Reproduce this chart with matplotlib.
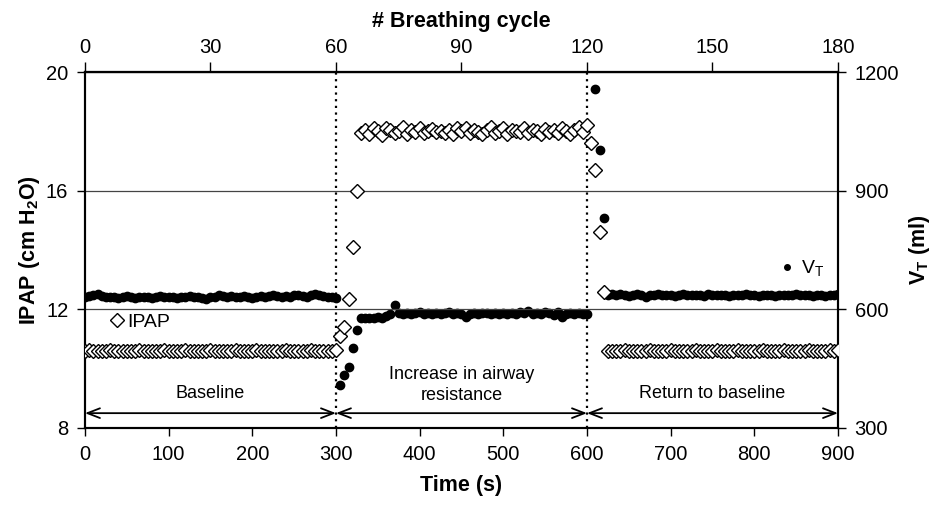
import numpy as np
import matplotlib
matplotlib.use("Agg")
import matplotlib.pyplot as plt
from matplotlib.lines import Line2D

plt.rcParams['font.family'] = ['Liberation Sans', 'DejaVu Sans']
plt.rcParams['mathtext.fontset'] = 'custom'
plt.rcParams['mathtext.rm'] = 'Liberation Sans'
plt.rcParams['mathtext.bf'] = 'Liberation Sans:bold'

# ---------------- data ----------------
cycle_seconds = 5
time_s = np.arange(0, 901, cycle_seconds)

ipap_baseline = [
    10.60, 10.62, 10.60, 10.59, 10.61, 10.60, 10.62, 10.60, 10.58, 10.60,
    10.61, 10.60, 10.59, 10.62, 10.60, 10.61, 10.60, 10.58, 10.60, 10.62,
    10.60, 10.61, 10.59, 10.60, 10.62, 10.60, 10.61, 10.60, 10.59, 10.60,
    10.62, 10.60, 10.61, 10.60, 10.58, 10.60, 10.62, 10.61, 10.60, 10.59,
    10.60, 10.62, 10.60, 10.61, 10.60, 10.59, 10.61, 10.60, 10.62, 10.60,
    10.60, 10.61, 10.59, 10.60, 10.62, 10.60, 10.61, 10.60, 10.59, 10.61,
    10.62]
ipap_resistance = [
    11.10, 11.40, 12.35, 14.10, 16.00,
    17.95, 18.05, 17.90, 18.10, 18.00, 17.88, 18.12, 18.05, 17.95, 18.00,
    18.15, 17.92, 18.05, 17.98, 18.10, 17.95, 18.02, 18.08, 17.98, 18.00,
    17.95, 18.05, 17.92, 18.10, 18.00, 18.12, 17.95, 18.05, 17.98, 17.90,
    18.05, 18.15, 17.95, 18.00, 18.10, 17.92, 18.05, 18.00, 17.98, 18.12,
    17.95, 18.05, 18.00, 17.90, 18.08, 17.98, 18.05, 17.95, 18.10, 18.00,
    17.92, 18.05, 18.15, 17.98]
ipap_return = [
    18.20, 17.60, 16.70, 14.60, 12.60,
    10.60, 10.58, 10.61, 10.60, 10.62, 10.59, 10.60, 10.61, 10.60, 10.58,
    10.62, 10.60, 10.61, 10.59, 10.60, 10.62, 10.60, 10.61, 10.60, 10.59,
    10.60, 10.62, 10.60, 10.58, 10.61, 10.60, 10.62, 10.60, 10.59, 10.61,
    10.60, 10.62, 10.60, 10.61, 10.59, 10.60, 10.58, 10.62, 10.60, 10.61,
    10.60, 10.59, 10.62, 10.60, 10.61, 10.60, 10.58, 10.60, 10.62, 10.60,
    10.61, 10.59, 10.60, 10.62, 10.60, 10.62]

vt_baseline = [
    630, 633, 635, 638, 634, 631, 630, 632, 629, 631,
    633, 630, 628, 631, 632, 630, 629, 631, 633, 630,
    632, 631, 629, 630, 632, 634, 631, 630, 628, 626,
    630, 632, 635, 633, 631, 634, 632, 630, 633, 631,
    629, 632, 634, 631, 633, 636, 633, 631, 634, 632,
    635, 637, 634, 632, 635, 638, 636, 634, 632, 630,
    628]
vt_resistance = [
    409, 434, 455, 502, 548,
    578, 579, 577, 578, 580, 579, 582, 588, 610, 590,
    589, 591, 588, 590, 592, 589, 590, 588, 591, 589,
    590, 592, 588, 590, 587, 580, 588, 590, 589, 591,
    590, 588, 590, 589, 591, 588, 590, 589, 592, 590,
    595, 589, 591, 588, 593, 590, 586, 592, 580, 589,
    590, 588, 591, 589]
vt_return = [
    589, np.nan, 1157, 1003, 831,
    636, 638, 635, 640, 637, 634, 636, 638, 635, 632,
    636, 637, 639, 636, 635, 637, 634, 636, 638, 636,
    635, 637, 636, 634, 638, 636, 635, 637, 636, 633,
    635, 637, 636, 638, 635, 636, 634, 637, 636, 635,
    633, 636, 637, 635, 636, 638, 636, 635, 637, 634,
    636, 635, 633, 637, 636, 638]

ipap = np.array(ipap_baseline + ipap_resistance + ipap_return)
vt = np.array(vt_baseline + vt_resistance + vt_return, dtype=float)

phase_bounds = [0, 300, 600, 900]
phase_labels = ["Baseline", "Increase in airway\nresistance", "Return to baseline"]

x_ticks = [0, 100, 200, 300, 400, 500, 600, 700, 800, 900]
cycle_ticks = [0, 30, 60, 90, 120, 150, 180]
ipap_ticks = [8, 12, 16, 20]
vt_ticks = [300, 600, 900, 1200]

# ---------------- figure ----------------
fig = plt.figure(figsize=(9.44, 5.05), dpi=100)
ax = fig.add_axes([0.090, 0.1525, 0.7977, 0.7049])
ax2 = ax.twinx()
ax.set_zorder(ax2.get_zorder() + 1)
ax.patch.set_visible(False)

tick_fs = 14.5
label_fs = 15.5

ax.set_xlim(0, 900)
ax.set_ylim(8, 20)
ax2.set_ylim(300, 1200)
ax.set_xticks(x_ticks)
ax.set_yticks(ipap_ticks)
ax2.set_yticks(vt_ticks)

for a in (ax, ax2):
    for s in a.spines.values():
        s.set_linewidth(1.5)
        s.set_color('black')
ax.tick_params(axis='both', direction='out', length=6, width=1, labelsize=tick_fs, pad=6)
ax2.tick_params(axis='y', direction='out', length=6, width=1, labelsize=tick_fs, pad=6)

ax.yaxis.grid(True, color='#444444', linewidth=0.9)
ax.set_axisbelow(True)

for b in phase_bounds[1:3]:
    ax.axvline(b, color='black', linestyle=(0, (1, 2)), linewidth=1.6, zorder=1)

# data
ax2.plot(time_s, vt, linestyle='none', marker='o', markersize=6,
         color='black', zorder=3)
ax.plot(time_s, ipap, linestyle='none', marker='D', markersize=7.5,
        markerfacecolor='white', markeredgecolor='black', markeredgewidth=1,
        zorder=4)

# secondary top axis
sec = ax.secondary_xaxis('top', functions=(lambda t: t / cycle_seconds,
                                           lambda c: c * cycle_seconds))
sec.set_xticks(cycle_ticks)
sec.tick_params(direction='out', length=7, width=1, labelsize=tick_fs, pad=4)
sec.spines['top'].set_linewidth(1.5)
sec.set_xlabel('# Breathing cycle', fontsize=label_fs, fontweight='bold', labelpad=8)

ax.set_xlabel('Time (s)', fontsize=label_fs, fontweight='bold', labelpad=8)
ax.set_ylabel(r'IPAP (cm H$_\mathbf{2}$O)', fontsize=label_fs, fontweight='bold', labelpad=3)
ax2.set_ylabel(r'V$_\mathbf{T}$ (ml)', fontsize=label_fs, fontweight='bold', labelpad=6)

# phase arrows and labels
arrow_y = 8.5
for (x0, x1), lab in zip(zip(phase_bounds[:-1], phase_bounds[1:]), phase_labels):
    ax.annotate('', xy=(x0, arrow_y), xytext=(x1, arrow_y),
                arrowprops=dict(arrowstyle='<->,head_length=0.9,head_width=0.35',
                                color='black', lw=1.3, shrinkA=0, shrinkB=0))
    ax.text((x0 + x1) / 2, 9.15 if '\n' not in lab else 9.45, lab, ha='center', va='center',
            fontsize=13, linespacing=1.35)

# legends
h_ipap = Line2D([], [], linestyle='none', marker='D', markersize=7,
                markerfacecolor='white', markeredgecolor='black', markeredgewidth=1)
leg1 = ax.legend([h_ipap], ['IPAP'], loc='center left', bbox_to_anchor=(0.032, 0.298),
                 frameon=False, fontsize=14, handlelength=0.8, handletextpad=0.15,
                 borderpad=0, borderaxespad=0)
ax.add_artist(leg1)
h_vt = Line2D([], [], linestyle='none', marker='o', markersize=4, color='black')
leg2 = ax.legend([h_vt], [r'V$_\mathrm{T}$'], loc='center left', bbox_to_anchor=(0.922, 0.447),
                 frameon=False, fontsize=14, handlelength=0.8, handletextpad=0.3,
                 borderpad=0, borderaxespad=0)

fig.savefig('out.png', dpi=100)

== YOUR INSTRUCTIONS ==
Repeat, exactly and in full, each line from the start of the data to the line that contains "time_s = np.arange(0, 901, cycle_seconds)". Pictures do not go in.

== THE SOLUTION ==
Reproduce this chart with matplotlib.
import numpy as np
import matplotlib
matplotlib.use("Agg")
import matplotlib.pyplot as plt
from matplotlib.lines import Line2D

plt.rcParams['font.family'] = ['Liberation Sans', 'DejaVu Sans']
plt.rcParams['mathtext.fontset'] = 'custom'
plt.rcParams['mathtext.rm'] = 'Liberation Sans'
plt.rcParams['mathtext.bf'] = 'Liberation Sans:bold'

# ---------------- data ----------------
cycle_seconds = 5
time_s = np.arange(0, 901, cycle_seconds)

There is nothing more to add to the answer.